Liven-up the results of your core training with this expert how-to from Third Space elite trainer, Tom Hall
There are plenty of benefits to a strong core beyond six-pack abs. Equally, there are plenty of more effective and beneficial moves to strengthen your core than crunches.
The deadbug strengthens everything that supports your pelvis and spine and its benefits come from resisting, not creating, movement. It forms the anti-flexion or anti-extension part of core training. In addition to strengthening your core, the slow, controlled movements of the deadbug also help to enhance motor control and to encourage the stabiliser muscles around your pelvis to do their job.

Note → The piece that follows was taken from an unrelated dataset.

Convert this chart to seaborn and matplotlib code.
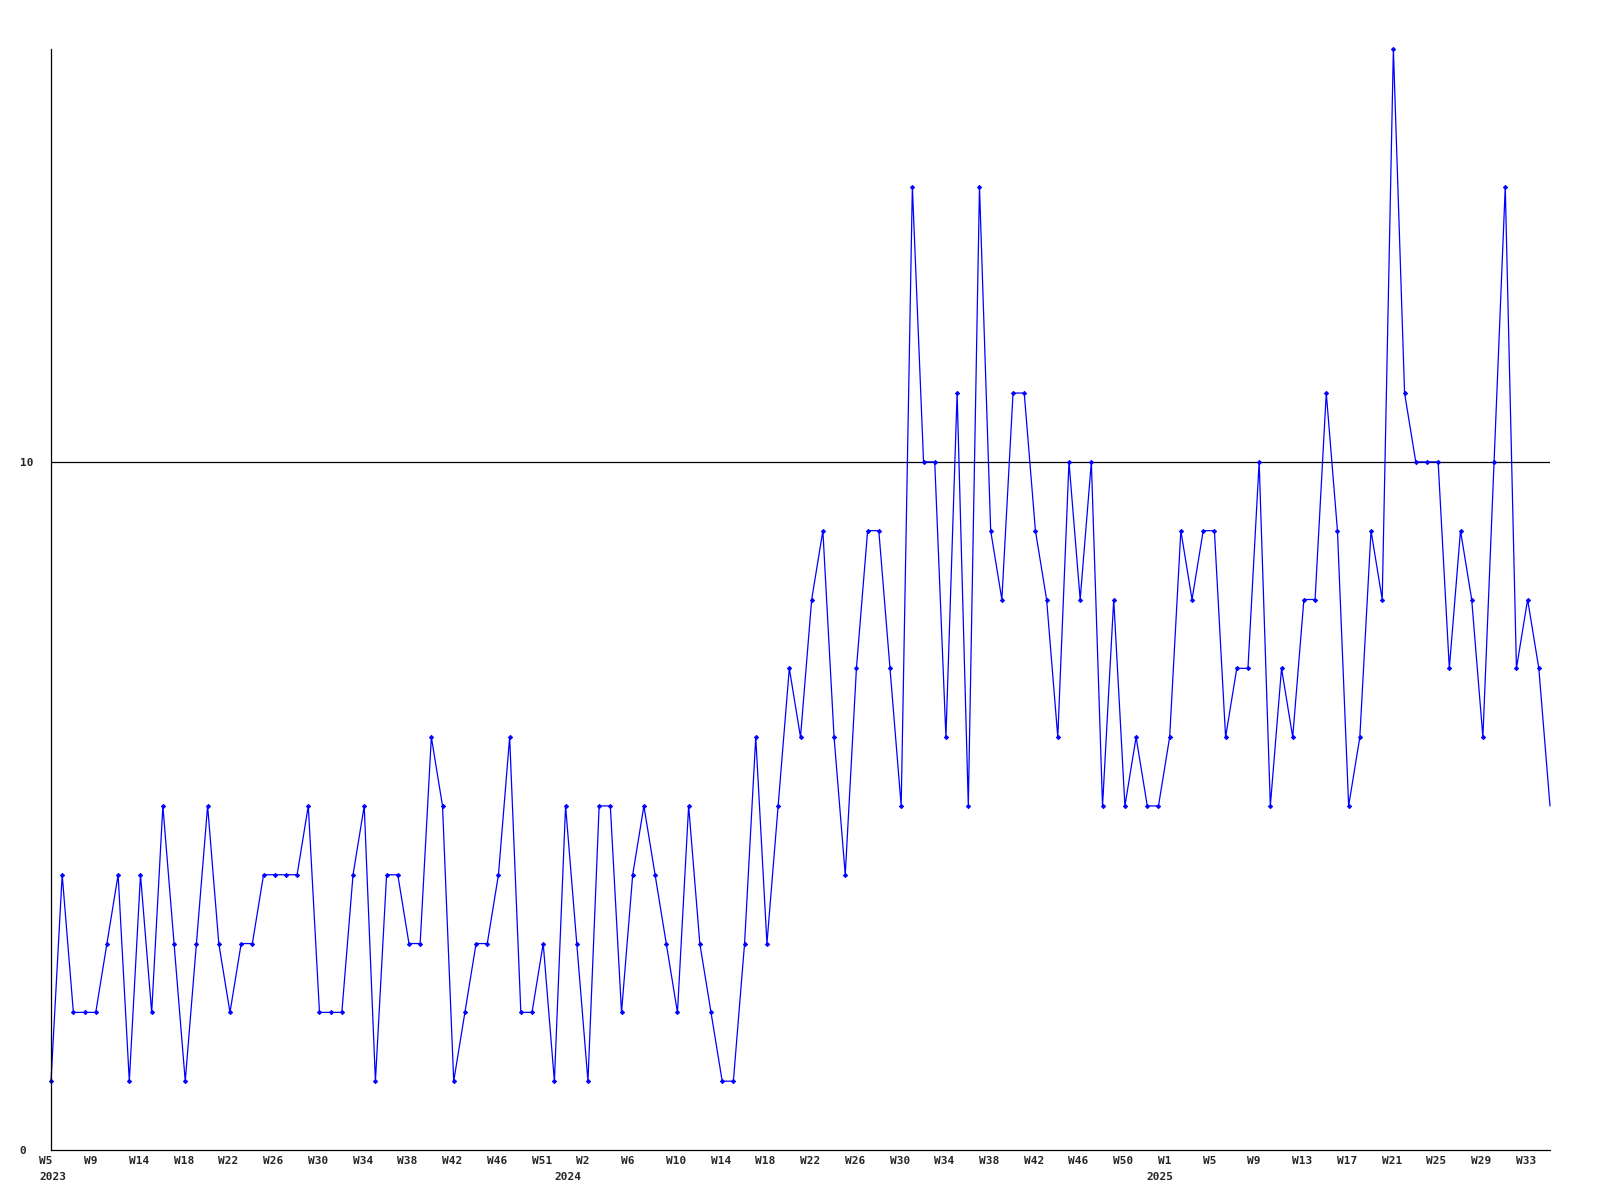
import pandas as pd
import matplotlib
matplotlib.use('Agg')
import matplotlib.pyplot as plt
import seaborn as sns

# weekly counts, one value per point (W5 2023 .. W35 2025)
counts = [
    1, 4, 2, 2, 2, 3, 4, 1, 4, 2, 5, 3, 1, 3, 5, 3, 2, 3, 3, 4,
    4, 4, 4, 5, 2, 2, 2, 4, 5, 1, 4, 4, 3, 3, 6, 5, 1, 2, 3, 3,
    4, 6, 2, 2, 3, 1, 5, 3, 1, 5, 5, 2, 4, 5, 4, 3, 2, 5, 3, 2,
    1, 1, 3, 6, 3, 5, 7, 6, 8, 9, 6, 4, 7, 9, 9, 7, 5, 14, 10, 10,
    6, 11, 5, 14, 9, 8, 11, 11, 9, 8, 6, 10, 8, 10, 5, 8, 5, 6, 5, 5,
    6, 9, 8, 9, 9, 6, 7, 7, 10, 5, 7, 6, 8, 8, 11, 9, 5, 6, 9, 8,
    16, 11, 10, 10, 10, 7, 9, 8, 6, 10, 14, 7, 8, 7, 5,
]

week_labels = [
    'W5', 'W9', 'W14', 'W18', 'W22', 'W26', 'W30', 'W34', 'W38', 'W42', 'W46', 'W51',
    'W2', 'W6', 'W10', 'W14', 'W18', 'W22', 'W26', 'W30', 'W34', 'W38', 'W42', 'W46', 'W50',
    'W1', 'W5', 'W9', 'W13', 'W17', 'W21', 'W25', 'W29', 'W33',
]
week_label_pos = list(range(0, 4 * len(week_labels), 4))

years = ['2023', '2024', '2025']
year_pos = [0, 46, 99]

df = pd.DataFrame({'step': range(len(counts)), 'value': counts})

sns.set_style('white')
plt.rcParams['font.family'] = ['DejaVu Sans Mono']
plt.rcParams['font.size'] = 8
plt.rcParams['font.weight'] = 'bold'

fig = plt.figure(figsize=(16, 12), dpi=100)
ax = fig.add_axes([51 / 1600, 1 - 1150 / 1200, (1550 - 51) / 1600, (1150 - 49) / 1200])

# the last point sits on the right edge without a marker
sns.lineplot(
    data=df, x='step', y='value', ax=ax,
    color='#0000ff', linewidth=0.9,
    marker='D', markersize=2.2, markeredgewidth=0.6,
    markeredgecolor='#0000ff', markerfacecolor='#0000ff',
    markevery=list(range(len(counts) - 1)),
    clip_on=False,
)

ax.set_xlim(0, len(counts) - 1)
ax.set_ylim(0, 16)

# horizontal reference line at 10
ax.axhline(10, color='black', linewidth=0.9, zorder=1)

ax.set_yticks([0, 10])
ax.set_yticklabels(['0', '10'], fontsize=8, fontweight='bold', ha='left')
ax.tick_params(axis='y', length=0, pad=22.5)

# week labels start a little left of their point, year below the first week of the year
ax.set_xticks(week_label_pos)
ax.set_xticklabels([])
ax.tick_params(axis='x', length=0)
for x, wk in zip(week_label_pos, week_labels):
    ax.annotate(wk, xy=(x, 0), xycoords=('data', 'axes fraction'),
                xytext=(-8.4, -7.9), textcoords='offset points',
                ha='left', va='center', fontsize=8, fontweight='bold')
for x, yr in zip(year_pos, years):
    ax.annotate(yr, xy=(x, 0), xycoords=('data', 'axes fraction'),
                xytext=(-8.4, -19.5), textcoords='offset points',
                ha='left', va='center', fontsize=8, fontweight='bold')

ax.set_xlabel('')
ax.set_ylabel('')

for spine in ['top', 'right']:
    ax.spines[spine].set_visible(False)
for spine in ['bottom', 'left']:
    ax.spines[spine].set_linewidth(0.9)
    ax.spines[spine].set_color('black')

fig.patch.set_facecolor('white')
ax.set_facecolor('white')

fig.savefig('out.png', dpi=100, facecolor='white')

Plenty of people like to separate their core training from other exercises, but deadbugs work excellently in conjunction with your big lifts. It sits best as a supplementary exercise in your workout, so after your deadlifts or a set of pull ups they would be perfect. Not only will it strengthen your core to work towards new abs, but it’ll also activate the muscle fibres of your core to improve the performance of those big lifts.
And so to the how-to:
Firstly, lie on your back with your back flat against the floor, then take your arms and legs up perpendicular to the floor. Allow your knees to bend down to 90 degrees and hold.
Leg position is really important. Try to have your thigh exactly perpendicular to the floor. Let your thighs rock towards your chest and you’ll lose tension, minimising benefit. Let them fall away from you and your back will arch away from the ground, your ribs will flare, and you’ll be more at risk of injury.
With your position now mastered, take a HUGE inhale right here and check you are super strong and rigid. The last thing you want is floppy arms and legs. Think, if your trainer went to move one of your limbs, it shouldn’t budge.
From there, whilst forcefully exhaling, lower alternate upper and lower limb, (this is where the motor control comes in) – so the left arm and the right leg will go, as the other limbs stay locked still.
Many won’t think about this, but with all the air exhaled out, you now have nothing to help stabilize your spine except the muscles themselves.
From there we take our inhale and our limbs come back up to the starting position.
That’s one rep. Now (slowly!) finish a set.